Nonetheless – within the framework of a system that’s viewed as fair – we all have the same interests. They just get articulated in different ways, depending on any number of factors. Different systems, different structures, different tax codes…the list goes on.
No matter the context, it will always be true that fairness leads to positive outcomes. The voluntary compliance rate will be at an appropriately high level. The system will function effectively. And the revenue that funds government operations will be collected consistently.
Finally, let me just say that another very important issue is securing appropriate funding for the agency. How can you uphold taxpayer rights – especially the right to quality service – without the funding to support your operations?
We have many voices of support on this issue, and those voices are growing louder by the day.
Last week, former Commissioners of the IRS stated their support in a letter to Congress. And again this week, another letter of support was sent to Congress…this time, by the National Society of Accountants, a major group of tax and accounting professionals. This morning, the IRS Advisory Council – representing a variety of viewpoints in the tax community – also joined in raising concerns about IRS funding.
As an agency, we’re speaking up and making our position clear. And in fact, our position is relatively straightforward. It’s common sense. Taxpayers have the right to expect a certain level of service, and we need the funding to meet that demand. We need the funding to operate in a way that protects taxpayer rights…primarily because the tax code – especially the U.S. tax code – creates many complicated, complex situations.

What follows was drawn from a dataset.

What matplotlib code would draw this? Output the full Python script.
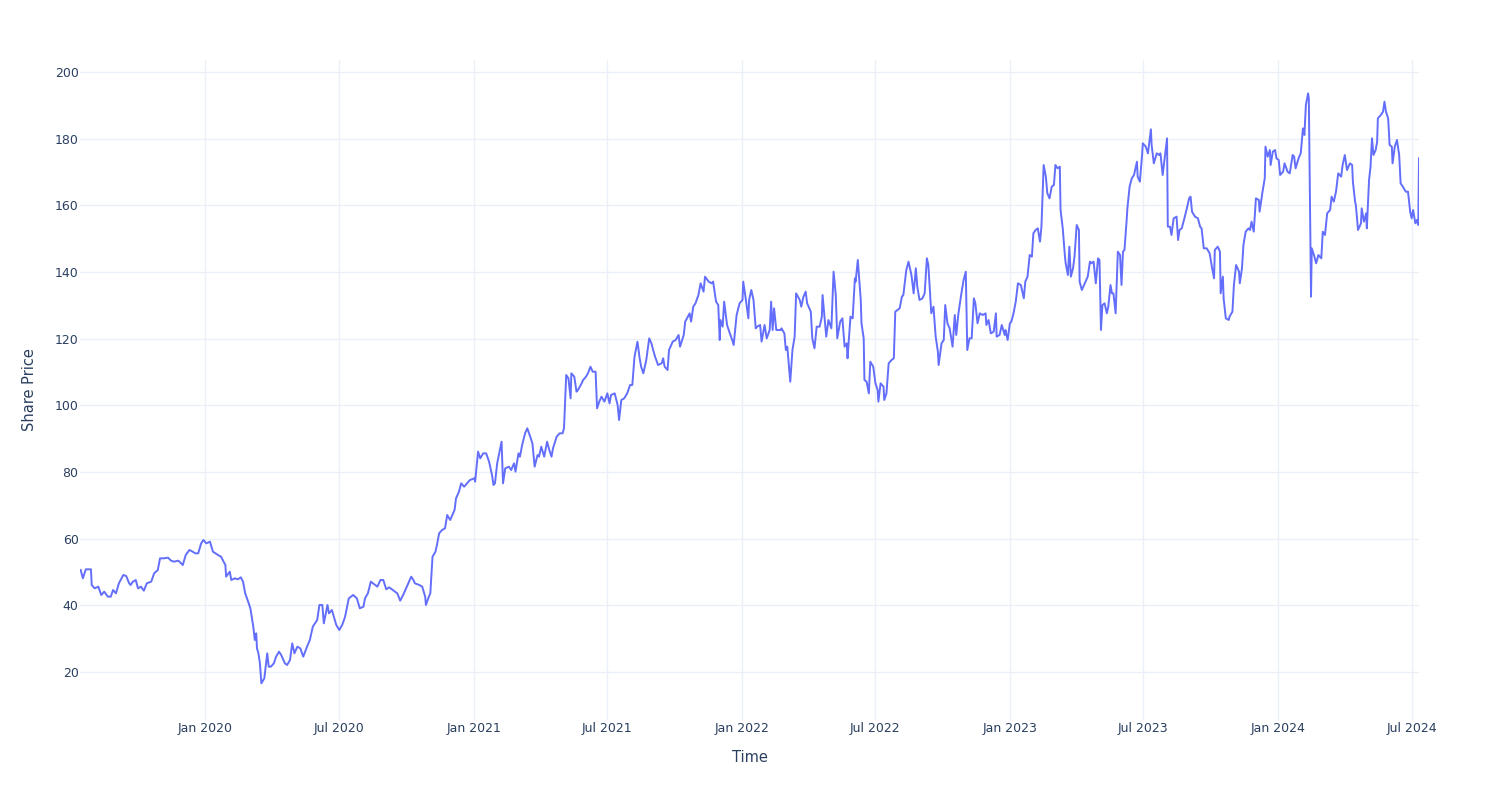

But when we operate with the underlying commitment to respect these 10 basic rights, it’s good for taxpayers. It’s good for the IRS. And it’s good for the global tax system, especially as the world takes a more coordinated approach to tax collection.
Thank you for your time and attention, and thank you for joining these discussions. I hope you find them helpful in your own approach to developing and insuring the rights of taxpayers, wherever they may be.